Woolf v. Colonial Stores Inc.

1. The motion to dismiss the writ of error is without merit.

2. The petition failed to set out a cause of action against the defendant; and the trial judge did not err in sustaining the defendant's general demurrer and in dismissing the action. DECIDED FEBRUARY 26, 1948. Oliver Woolf Sr. filed an action for damages against Colonial Stores Incorporated, and alleged substantially as follows: On *Page 566 August 8, 1947, he entered the defendant's store to purchase a can of tobacco. "At the time and place the petitioner was carrying under his arm a package containing a bundle of coins, and after making the purchase of a can of tobacco, started out of the store and had reached the street when an employee of defendant corporation, one John Coleman, accosted petitioner and demanded that he pay for the meat he took belonging to defendant and which he was carrying under his arm, at the same time accusing petitioner of stealing the meat. . . Petitioner endeavored to reason with defendant's agent but to no avail, after which your petitioner was further humiliated and embarrassed before a police officer at the next block, where defendant's agent in front of said officer spoke loud enough so that a number of folks standing by heard defendant's agent accuse petitioner of stealing meat from the said store of defendant corporation . . the said officer finding no evidence of any stolen meat or any property belonging to defendant corporation released said petitioner. . . By reason of the speaking of the false, malicious, and defamatory words aforesaid he has been and is greatly injured in his said good name, reputation, fame and credit, and brought into public scandal, infamy, and contempt, with and among his neighbors. . . At the time and place that the agent of defendant did accuse petitioner of the crime of theft, he was on and about the business of said defendant corporation." The "remarks of defendant's agent were actionable in nature and damaging within themselves;" and "said action on [the] part of defendant's agent has caused him much suffering and mental pain and worry." The prayers of the petitioner were for process and judgment against the defendant.

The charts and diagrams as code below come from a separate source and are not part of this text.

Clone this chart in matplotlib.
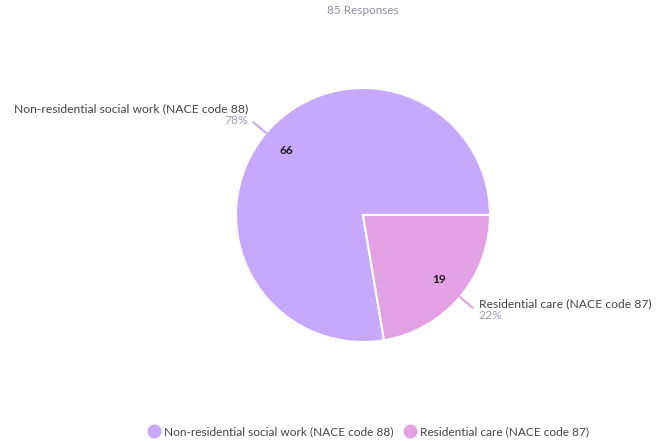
import numpy as np
import matplotlib
matplotlib.use("Agg")
import matplotlib.pyplot as plt
from matplotlib.lines import Line2D

# data
categories = ["Non-residential social work (NACE code 88)", "Residential care (NACE code 87)"]
counts = [66, 19]
colors = ["#c6a8fd", "#e2a1e2"]
total = sum(counts)

plt.rcParams['font.family'] = ['Lato', 'DejaVu Sans']

fig = plt.figure(figsize=(6.64, 4.41), dpi=100)
ax = fig.add_axes([0, 0, 1, 1])

cx, cy, r = 363, 226, 127
wedges, texts, autotexts = ax.pie(
    counts, colors=colors, startangle=0, counterclock=True,
    center=(cx, cy), radius=r, frame=True,
    autopct=lambda p: "%d" % round(p * total / 100.0),
    pctdistance=0.79,
    wedgeprops=dict(edgecolor="white", linewidth=1.5),
    textprops=dict(fontsize=8.5, color="#1a1a1a", fontweight="bold"))

ax.set_xlim(0, 664)
ax.set_ylim(0, 441)
ax.set_aspect("equal")
ax.axis("off")

# outside labels with leader lines
for w, name, c in zip(wedges, categories, counts):
    ang = np.deg2rad((w.theta1 + w.theta2) / 2.0)
    x0, y0 = cx + r * np.cos(ang), cy + r * np.sin(ang)
    x1, y1 = cx + r * 1.13 * np.cos(ang), cy + r * 1.13 * np.sin(ang)
    ax.plot([x0, x1], [y0, y1], color=w.get_facecolor(), lw=1.5)
    pct = "%d%%" % round(100.0 * c / total)
    if np.cos(ang) < 0:
        ax.text(x1 - 5, y1 + 14, name, ha="right", va="center", fontsize=8.7, color="#444444")
        ax.text(x1 - 5, y1 + 2, pct, ha="right", va="center", fontsize=8.7, color="#9a9ab5")
    else:
        ax.text(x1 + 6, y1 + 4, name, ha="left", va="center", fontsize=8.7, color="#444444")
        ax.text(x1 + 6, y1 - 8, pct, ha="left", va="center", fontsize=8.7, color="#9a9ab5")

fig.text(363 / 664, 1 - 11 / 441, "%d Responses" % total, ha="center", va="center",
         fontsize=8.5, color="#8e8ea8")

handles = [Line2D([], [], marker="o", ls="", markersize=9, markerfacecolor=c, markeredgecolor=c)
           for c in colors]
fig.legend(handles, categories, loc="center", bbox_to_anchor=(368 / 664, 1 - 432 / 441),
           ncol=2, frameon=False, fontsize=8.6, handletextpad=0.2, columnspacing=0.8,
           handlelength=1.2, labelcolor="#444444")

fig.savefig("out.png", dpi=100)
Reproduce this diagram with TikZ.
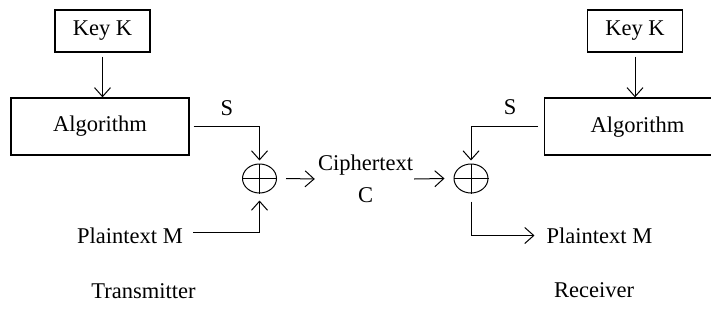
\documentclass[tikz,border=0pt]{standalone}
\usepackage{fontspec}
\setmainfont{Liberation Serif}
\usetikzlibrary{arrows.meta,shapes.geometric}
\tikzset{
  box/.style={draw, line width=1.3pt, inner sep=0pt},
  txt/.style={inner sep=0pt, font=\fontsize{22.5}{27}\selectfont},
  conn/.style={line width=1pt, -{Straight Barb[length=9pt,width=16pt,line width=1pt]}},
  plain/.style={line width=1pt},
  xorop/.style={ellipse, draw, line width=1pt, minimum width=34pt, minimum height=29pt, inner sep=0pt}
}
\begin{document}
\begin{tikzpicture}[x=1pt,y=-1pt]
\useasboundingbox (0,0) rectangle (711,324);
\fill[white] (0,0) rectangle (711,324);
\clip (0,0) rectangle (711,324);
% transmitter
\node[box, txt, minimum width=95pt, minimum height=42pt] (keyL) at (102.5,31) {Key K};
\node[box, txt, minimum width=178pt, minimum height=57pt] (algL) at (100,126.5) {Algorithm};
\node[txt] (sL) at (227,108) {S};
\node[xorop] (x1) at (259.5,178.5) {};
\draw[plain] (x1.north) -- (x1.south) (x1.west) -- (x1.east);
\node[txt] (pmL) at (130,235.5) {Plaintext M};
\node[txt] (tr) at (143.5,291) {Transmitter};
\draw[conn] ([yshift=-4pt]keyL.south) -- (algL.north -| keyL.south);
\draw[conn] ([xshift=4pt]algL.east) -| ([yshift=3pt]x1.north);
\draw[conn] ([xshift=10pt,yshift=3.5pt]pmL.east) -| ([yshift=-7pt]x1.south);
% channel
\node[txt, align=center] (ct) at (365.5,179) {Ciphertext\\[5pt]C};
\draw[conn] ([xshift=9pt]x1.east) -- ([xshift=-3pt]ct.west);
% receiver
\node[box, txt, minimum width=95pt, minimum height=42pt] (keyR) at (635,31) {Key K};
\node[box, minimum width=216pt, minimum height=57pt, anchor=west] (algR) at (544,126.5) {};
\node[txt] (algRt) at (637.5,127) {Algorithm};
\node[txt] (sR) at (510,107) {S};
\node[xorop] (x2) at (471,178.5) {};
\draw[plain] (x2.north) -- (x2.south) (x2.west) -- (x2.east);
\node[txt] (pmR) at (599.5,235.5) {Plaintext M};
\node[txt] (rc) at (594,290) {Receiver};
\draw[conn] ([yshift=-4pt]keyR.south) -- (algR.north -| keyR.south);
\draw[conn] ([xshift=-6pt]algR.west) -| ([yshift=3pt]x2.north);
\draw[conn] ([xshift=1pt]ct.east) -- ([xshift=-9pt]x2.west);
\draw[conn] ([yshift=-8pt]x2.south) |- ([xshift=-12pt]pmR.west);
\end{tikzpicture}
\end{document}
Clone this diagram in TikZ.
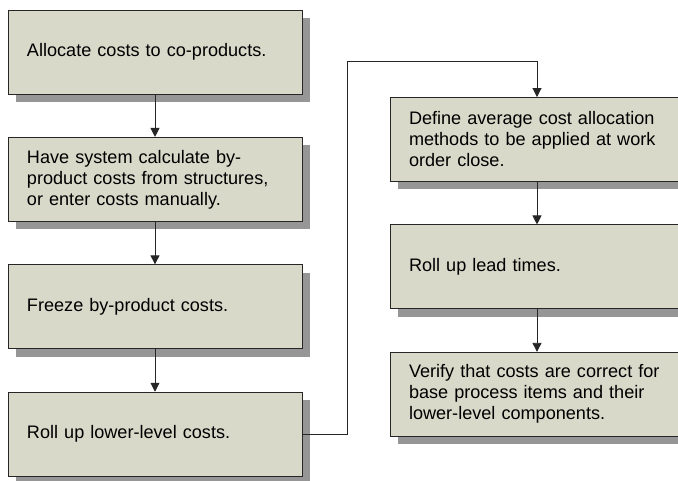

The defendant demurred generally to the petition on the ground that it failed to set out a cause of action, and also filed special demurrers. The trial judge sustained the general demurrer and dismissed the petition, to which judgment the plaintiff excepted. 1. There is a motion to dismiss the bill of exceptions on the grounds: (1) said bill of exceptions has no entry of service thereon, nor was service waived; (2) the bill of exceptions *Page 567 does not designate who is the plaintiff in error and who is the defendant in error, nor can the same be determined from a reading of the bill of exceptions. The motion to dismiss can not be sustained. There is now an acknowledgment of service on the bill of exceptions by the defendant's attorney. While no plaintiff in error or defendant in error is designated as such in the bill of exceptions, it appears therefrom who was the plaintiff and who was the defendant in the trial court, that the general demurrer to the petition was sustained and the petition dismissed, and that the plaintiff excepted and brought the case to this court. Consequently, it can be determined from a reading of the bill of exceptions who is the plaintiff in error and who is the defendant in error. Joiner v. Singletary, 106 Ga. 257 (1) (32 S.E. 90); Rosenheim Shoe Co. v. Horne, 10 Ga. App. 582 (1) (73 S.E. 953). The motion to dismiss is without merit.

2. The trial judge did not err in sustaining the general demurrer to the petition and in dismissing the plaintiff's action, because the petition shows that it was an action for damages for slander. Paragraph 7 of the petition is as follows: "Plaintiff avers that by reason of the speaking of the false, malicious and defamatory words aforesaid he has been and is greatly injured in his said good name, reputation, fame and credit, and brought into public scandal, infamy, and contempt with and among his neighbors;" and paragraph 12 alleges: "Petitioner shows that said remarks of defendant's agent were actionable in nature and damaging within themselves." Other allegations in the petition tend to indicate that it was based squarely on alleged slanderous words uttered respecting the plaintiff, amounting to a slander, and was not an action "for failure to protect the plaintiff as a customer lawfully upon the defendant's premises from injuries caused by the misconduct of the defendant's employees," for which an action will lie under the rulings in Hazelrigs v. High Company, 49 Ga. App. 866 (176 S.E. 814), and other cases.

This case is controlled by the ruling in Behre v. NationalCash Register Co., 100 Ga. 213 (27 S.E. 986, 62 Am. St. R. 320), that "A corporation is not liable for damages resulting from the speaking of false, malicious, or defamatory words by one of its agents, even where in uttering such words the speaker was acting for the benefit of the corporation and within the scope of the duties of *Page 568 his agency, unless it affirmatively appears that the agent was expressly directed or authorized by the corporation to speak the words in question."

Judgment affirmed, Felton, J., concurs. Sutton, C. J.,concurs specially.